= Shiv Bahadur Singh =

Rao Shiv Bahadur Singh (1894–1955) was an Indian politician with the Indian National Congress party, who was convicted in 1950 of taking bribes to issue a forged document for a diamond mining firm. He was sentenced to three years imprisonment and expelled from the Congress Party.

==Life==

A jagirdaar or landlord from Churhat, Madhya Pradesh, Shiv Bahadur Singh was the 26th "Rao" of Churhat, a branch of the Rewa royal line. Around the time of independence, he joined the Congress Party and was one of the leaders of the party in Madhya Pradesh.

In 1950, Shiv Bahadur Singh was convicted for forging official documents that permitted the closed Panna Diamond Mining syndicate to resume operations, in return for which he was paid a bribe of Rs. 25,000 by Nagindas Mehta of the firm, on 1949-04-11 at the Constitution House New Delhi.

The forgeries were backdated to the period when he had been minister in the then state of Vindhya Pradesh (before it was merged with Madhya Pradesh in 1956). Neither the fact of the bribe nor the forgery were contested in several subsequent appeals.

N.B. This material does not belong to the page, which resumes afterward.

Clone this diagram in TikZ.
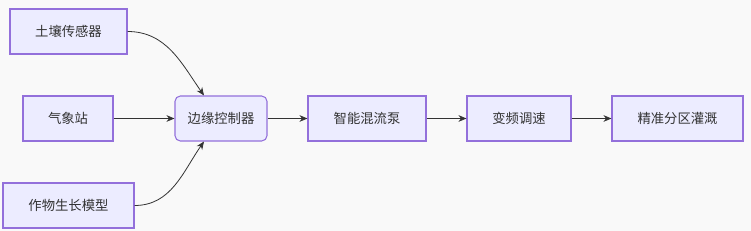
\documentclass[tikz,border=0pt]{standalone}
\usepackage{fontspec}
\setmainfont{Noto Sans CJK SC}
\usepackage{tikz}
\usetikzlibrary{positioning,arrows.meta,calc}
\definecolor{boxfill}{HTML}{ECECFF}
\definecolor{boxline}{HTML}{9370DB}
\definecolor{ink}{HTML}{333333}
\definecolor{paper}{HTML}{F9F9F9}

\begin{document}
\begin{tikzpicture}[
        x=0.75pt, y=-0.75pt,
        box/.style={draw=boxline, fill=boxfill, minimum height=33.75pt,
                    align=center, font=\fontsize{10}{12}\selectfont, text=ink,
                    inner sep=0pt, line width=0.8pt},
        flow/.style={-{Stealth[length=6pt,width=5pt]}, ink, line width=0.6pt},
      ]
        % background and margins
        \fill[paper] (0,0) rectangle (751,231);
        \useasboundingbox (0,0) rectangle (751,231);
        % inputs
        \node[box, minimum width=87.75pt] (soil) at (68.5,31.5) {土壤传感器};
        \node[box, minimum width=67.5pt] (weather) at (68,118.5) {气象站};
        \node[box, minimum width=98.25pt] (model) at (68.5,205.5) {作物生长模型};
        % main chain
        \node[box, rounded corners=4pt, minimum width=69pt] (edge) at (221,118.5) {边缘控制器};
        \node[box, minimum width=88.5pt] (pump) at (367,118.5) {智能混流泵};
        \node[box, minimum width=78pt] (vfd) at (519,118.5) {变频调速};
        \node[box, minimum width=98.25pt] (zone) at (677.5,118.5) {精准分区灌溉};
        % connectors into the controller
        \draw[flow] (soil.east) to[out=0, in=125] ($(edge.north)+(-17,0)$);
        \draw[flow] (weather) -- (edge);
        \draw[flow] (model.east) to[out=0, in=235] ($(edge.south)+(-17,0)$);
        % chain
        \draw[flow] (edge) -- (pump);
        \draw[flow] (pump) -- (vfd);
        \draw[flow] (vfd) -- (zone);
      \end{tikzpicture}
\end{document}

In the legal trial, he was initially acquitted by a special court, but the state appealed to the Judicial Commissioner (predecessor to the present court system) where he was found guilty under articles relating to forgery, criminal conspiracy, and "illegal gratification by a public servant". He was sentenced to rigorous imprisonment for three years, while a bureaucrat who connived in the operation was sentenced for one year.

In the ensuing scandal, Shiv Bahadur Singh was expelled from the Congress party.

He was the father of Congress party stalwart Arjun Singh, who has served as Chief Minister of Madhya Pradesh and the former Human Resource Development Minister in the Manmohan Singh government.

==Supreme Court appeal==

In 1953, Shiv Bahadur Singh appealed this judgment to the Supreme Court, but the argument never made the case that he was innocent of the charges. The judgment in the case, which argued a number of points relating to legal
minutiae, remains an oft-cited legal landmark for these technical questions. The lawyers for Singh, headed by Rajinder Narain, argued that
- there was no specific provision that the State could appeal the decision of the lower court. While this may be a lacuna in the law, it should be respected. This contention was overruled, looking at the spirit of the text pertaining to appeals.
- the criminal laws under which they were convicted were legislated in September 1949, whereas the crime occurred in March, thus the law was not "in force at the time of the commission of the act" (Article 20 of the constitution). However, this was overruled since the " criminal law relating to the offences charged against the appellants at the time of their commission was substantially the same as that which obtained at the time of the convictions".
- that the bribe was taken in Delhi, which is outside the jurisdiction of the Vindhya Pradesh court that tried him (this was also overruled).

Thus the appeal was reversed on all counts, and the case was referred to be heard on the "merits". Since the merits were not contested, Shiv Bahadur Singh remained imprisoned and died while in prison.